Exercise goal -
The lines from the top of the material below through the line containing "kw_ticks = [254, 284, 313]" are to be printed exactly, with pictures omitted.

>> Begin

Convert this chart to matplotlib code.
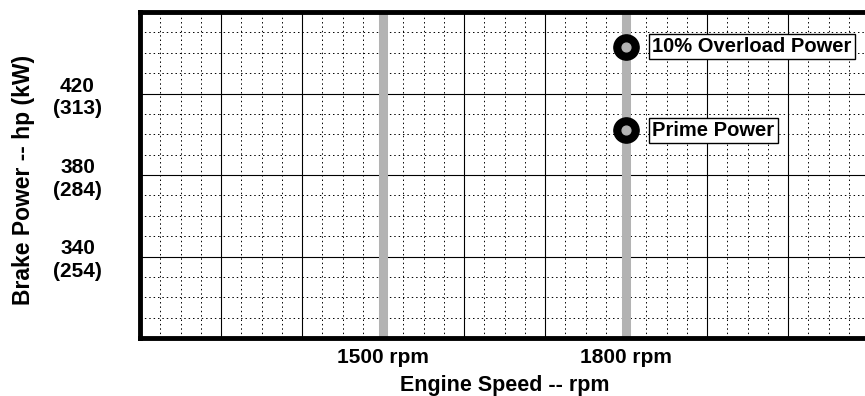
import numpy as np
import matplotlib.pyplot as plt
from matplotlib.ticker import MultipleLocator

plt.rcParams['font.family'] = ['Liberation Sans', 'DejaVu Sans']
plt.rcParams['font.weight'] = 'bold'

# rated speeds (gray lines)
speeds = [1500, 1800]
speed_labels = ['1500 rpm', '1800 rpm']

# rating points at 1800 rpm (hp)
point_rpm = [1800, 1800]
point_hp = [443, 402]
point_names = ['10% Overload Power', 'Prime Power']

# y tick labels hp (kW)
hp_ticks = [340, 380, 420]
kw_ticks = [254, 284, 313]

W, H = 865, 396
fig = plt.figure(figsize=(W / 100, H / 100), dpi=100)
left, right, top, bottom = 140, 869, 12, 338
ax = fig.add_axes([left / W, 1 - bottom / H, (right - left) / W, (bottom - top) / H])

ax.set_xlim(1200, 2100)
ax.set_ylim(300, 460)

# grid
ax.xaxis.set_major_locator(MultipleLocator(100))
ax.xaxis.set_minor_locator(MultipleLocator(25))
ax.yaxis.set_major_locator(MultipleLocator(40))
ax.yaxis.set_minor_locator(MultipleLocator(10))
ax.grid(which='major', color='black', lw=0.8, ls='-')
ax.grid(which='minor', color='black', lw=0.7, ls=(0, (1.5, 3)))
ax.set_axisbelow(True)

xt = np.arange(1200, 2101, 100)
ax.set_xticks(xt)
ax.set_xticklabels([speed_labels[speeds.index(v)] if v in speeds else '' for v in xt],
                   fontsize=15, fontweight='bold')
yt = np.arange(300, 461, 40)
ylabels = []
for v in yt:
    if v in hp_ticks:
        i = hp_ticks.index(v)
        ylabels.append(f'{hp_ticks[i]}\n({kw_ticks[i]})')
    else:
        ylabels.append('')
ax.set_yticks(yt)
ax.set_yticklabels(ylabels, fontsize=15, fontweight='bold', ha='center', linespacing=1.25)
ax.tick_params(which='both', length=0)
ax.tick_params(axis='y', pad=45)
ax.tick_params(axis='x', pad=7)

for s in ['left', 'top', 'bottom']:
    ax.spines[s].set_linewidth(3.5)
ax.spines['right'].set_visible(False)

for s in speeds:
    ax.axvline(s, color='#b3b3b3', lw=6.5, zorder=1.5)

ax.scatter(point_rpm, point_hp, s=330, color='black', zorder=3, clip_on=False)
ax.scatter(point_rpm, point_hp, s=40, color='#b3b3b3', zorder=4)

for x, y, name in zip(point_rpm, point_hp, point_names):
    ax.annotate(name, (x, y), xytext=(19, 0), textcoords='offset points',
                ha='left', va='center', fontsize=14.5, fontweight='bold',
                bbox=dict(boxstyle='square,pad=0.15', fc='white', ec='black', lw=1),
                zorder=5)

ax.set_xlabel('Engine Speed -- rpm', fontsize=15.5, fontweight='bold')
ax.xaxis.set_label_coords(0.5, -0.112)
ax.set_ylabel('Brake Power -- hp (kW)', fontsize=16.5, fontweight='bold')
ax.yaxis.set_label_coords(-0.144, 0.485)

fig.savefig('out.png', dpi=100)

>> End

Expected answer -
Convert this chart to matplotlib code.
import numpy as np
import matplotlib.pyplot as plt
from matplotlib.ticker import MultipleLocator

plt.rcParams['font.family'] = ['Liberation Sans', 'DejaVu Sans']
plt.rcParams['font.weight'] = 'bold'

# rated speeds (gray lines)
speeds = [1500, 1800]
speed_labels = ['1500 rpm', '1800 rpm']

# rating points at 1800 rpm (hp)
point_rpm = [1800, 1800]
point_hp = [443, 402]
point_names = ['10% Overload Power', 'Prime Power']

# y tick labels hp (kW)
hp_ticks = [340, 380, 420]
kw_ticks = [254, 284, 313]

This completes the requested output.